'Out of La Romita'
Seven artists journeyed to an Italian monastery to make prints, with sumptuous results
Reviewed by Wayne Alan Brenner, Fri., April 27, 2012
'Out of La Romita'
2830 E. MLK, 477-9328www.flatbedpress.com
Through May 19
The thing about Flatbed Press is that when you go to witness a new show, you're usually first treated to a display of beauty while walking down the hall to where the specific works are hung. This latest instance is no different.
Mark Smith – Flatbed's honcho, who recently moved out of Austin and is all too soon moving out of Texas entirely – said, gesturing along the embrightened walls of the multistudio venue, "These are from the past few years of projects we've done." Works, he pointed out, by James Surls, Julie Speed, John Cobb, Joshua Pickens, and even several artists whose first names don't begin with a J. Woodcuts, aquatints, chine colle lithographs: gorgeous, sometimes stunning (hello, Mr. Surls) visions transferred to archivable papers.
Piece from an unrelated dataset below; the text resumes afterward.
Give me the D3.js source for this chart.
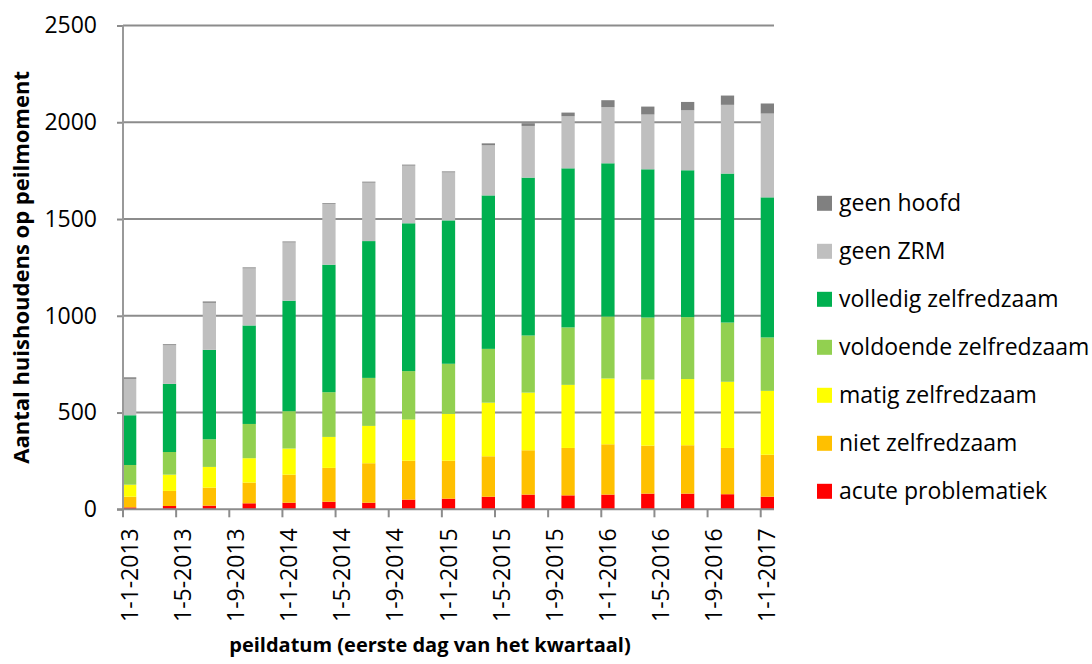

And that, as I say, is only the corridor leading to where "Out of La Romita" awaits your eyes. And that exhibition comes to you all the way from overseas. "During the summer of 2011," the show's flyer informs, "Flatbed master printer Katherine Brimberry led a group of artists to Italy to work at the La Romita School of Art, located in the hills above Terni, Italy, in a historic Capuchin Monastery." At Flatbed Press, now, far beyond the monks and the echoes of legionaries' footfalls, is a showcase of what came of that journey.
Chu Hui Pak's Year of the Dragon trio is a set of hand-colored monoprints with solar-plate etchings, darkling images framed in complex geometries of linework, looking like the illustrated portions of paper money from some land of giants. Enza Quargnali, the owner of La Romita, provides Arches, a mixed-media work of shimmering metallics that leads a viewer deep into the artwork's own structure: Imagine a hallway from The Cabinet of Dr. Caligari as remade by Erté, doorway after doorway staggering brightly toward a crimson terminus. Or imagine the Flatbed main hallway and yourself walking down it toward this new exhibition, to where Brimberry and the seven other artists have conjured shapes and shades in two dimensions with "polymer etching plates, experimental image-making, and printing techniques using water-based etching inks."
But imagination can take you only so far; we recommend an actual trip to the big working Flatbed space on MLK, a fine way station in the midst of your roamin' empire.